>> Begin

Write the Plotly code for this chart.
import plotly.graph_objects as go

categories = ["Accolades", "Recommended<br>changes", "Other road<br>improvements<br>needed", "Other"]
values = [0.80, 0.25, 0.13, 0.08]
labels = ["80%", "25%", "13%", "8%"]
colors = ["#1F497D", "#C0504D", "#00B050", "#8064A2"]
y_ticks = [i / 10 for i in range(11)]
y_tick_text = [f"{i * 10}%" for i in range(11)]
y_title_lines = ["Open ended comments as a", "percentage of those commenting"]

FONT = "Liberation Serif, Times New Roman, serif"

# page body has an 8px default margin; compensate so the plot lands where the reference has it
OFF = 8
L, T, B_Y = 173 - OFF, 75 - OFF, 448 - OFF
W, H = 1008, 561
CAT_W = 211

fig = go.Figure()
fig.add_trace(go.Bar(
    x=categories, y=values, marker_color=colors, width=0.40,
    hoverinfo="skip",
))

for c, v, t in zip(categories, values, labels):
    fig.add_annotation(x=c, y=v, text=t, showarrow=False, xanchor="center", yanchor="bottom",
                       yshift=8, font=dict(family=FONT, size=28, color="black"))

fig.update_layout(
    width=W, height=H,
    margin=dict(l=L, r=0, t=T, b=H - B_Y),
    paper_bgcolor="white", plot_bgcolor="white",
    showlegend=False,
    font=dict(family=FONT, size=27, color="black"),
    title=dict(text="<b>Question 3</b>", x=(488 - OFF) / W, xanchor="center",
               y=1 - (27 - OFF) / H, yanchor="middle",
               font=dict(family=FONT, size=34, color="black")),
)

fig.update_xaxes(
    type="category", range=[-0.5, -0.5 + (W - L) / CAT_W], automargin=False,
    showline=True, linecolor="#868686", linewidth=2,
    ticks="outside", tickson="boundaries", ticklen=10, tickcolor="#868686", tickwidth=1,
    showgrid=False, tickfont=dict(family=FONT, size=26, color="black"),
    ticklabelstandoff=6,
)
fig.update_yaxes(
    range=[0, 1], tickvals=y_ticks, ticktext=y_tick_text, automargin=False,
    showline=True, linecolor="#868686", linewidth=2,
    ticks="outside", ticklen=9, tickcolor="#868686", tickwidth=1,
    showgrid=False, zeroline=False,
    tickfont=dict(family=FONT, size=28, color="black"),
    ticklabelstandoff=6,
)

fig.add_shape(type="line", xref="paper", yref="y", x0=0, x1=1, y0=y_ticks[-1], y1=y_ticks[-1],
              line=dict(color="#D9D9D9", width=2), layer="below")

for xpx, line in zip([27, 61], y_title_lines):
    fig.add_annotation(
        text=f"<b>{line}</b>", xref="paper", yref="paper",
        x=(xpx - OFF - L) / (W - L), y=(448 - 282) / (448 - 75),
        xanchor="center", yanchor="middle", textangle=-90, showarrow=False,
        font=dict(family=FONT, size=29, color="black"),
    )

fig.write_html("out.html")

>> End

EXERCISE REQUIREMENTS: Each line must be given again exactly as written above.

THE REPLY:
Write the Plotly code for this chart.
import plotly.graph_objects as go

categories = ["Accolades", "Recommended<br>changes", "Other road<br>improvements<br>needed", "Other"]
values = [0.80, 0.25, 0.13, 0.08]
labels = ["80%", "25%", "13%", "8%"]
colors = ["#1F497D", "#C0504D", "#00B050", "#8064A2"]
y_ticks = [i / 10 for i in range(11)]
y_tick_text = [f"{i * 10}%" for i in range(11)]
y_title_lines = ["Open ended comments as a", "percentage of those commenting"]

FONT = "Liberation Serif, Times New Roman, serif"

# page body has an 8px default margin; compensate so the plot lands where the reference has it
OFF = 8
L, T, B_Y = 173 - OFF, 75 - OFF, 448 - OFF
W, H = 1008, 561
CAT_W = 211

fig = go.Figure()
fig.add_trace(go.Bar(
    x=categories, y=values, marker_color=colors, width=0.40,
    hoverinfo="skip",
))

for c, v, t in zip(categories, values, labels):
    fig.add_annotation(x=c, y=v, text=t, showarrow=False, xanchor="center", yanchor="bottom",
                       yshift=8, font=dict(family=FONT, size=28, color="black"))

fig.update_layout(
    width=W, height=H,
    margin=dict(l=L, r=0, t=T, b=H - B_Y),
    paper_bgcolor="white", plot_bgcolor="white",
    showlegend=False,
    font=dict(family=FONT, size=27, color="black"),
    title=dict(text="<b>Question 3</b>", x=(488 - OFF) / W, xanchor="center",
               y=1 - (27 - OFF) / H, yanchor="middle",
               font=dict(family=FONT, size=34, color="black")),
)

fig.update_xaxes(
    type="category", range=[-0.5, -0.5 + (W - L) / CAT_W], automargin=False,
    showline=True, linecolor="#868686", linewidth=2,
    ticks="outside", tickson="boundaries", ticklen=10, tickcolor="#868686", tickwidth=1,
    showgrid=False, tickfont=dict(family=FONT, size=26, color="black"),
    ticklabelstandoff=6,
)
fig.update_yaxes(
    range=[0, 1], tickvals=y_ticks, ticktext=y_tick_text, automargin=False,
    showline=True, linecolor="#868686", linewidth=2,
    ticks="outside", ticklen=9, tickcolor="#868686", tickwidth=1,
    showgrid=False, zeroline=False,
    tickfont=dict(family=FONT, size=28, color="black"),
    ticklabelstandoff=6,
)

fig.add_shape(type="line", xref="paper", yref="y", x0=0, x1=1, y0=y_ticks[-1], y1=y_ticks[-1],
              line=dict(color="#D9D9D9", width=2), layer="below")

for xpx, line in zip([27, 61], y_title_lines):
    fig.add_annotation(
        text=f"<b>{line}</b>", xref="paper", yref="paper",
        x=(xpx - OFF - L) / (W - L), y=(448 - 282) / (448 - 75),
        xanchor="center", yanchor="middle", textangle=-90, showarrow=False,
        font=dict(family=FONT, size=29, color="black"),
    )

fig.write_html("out.html")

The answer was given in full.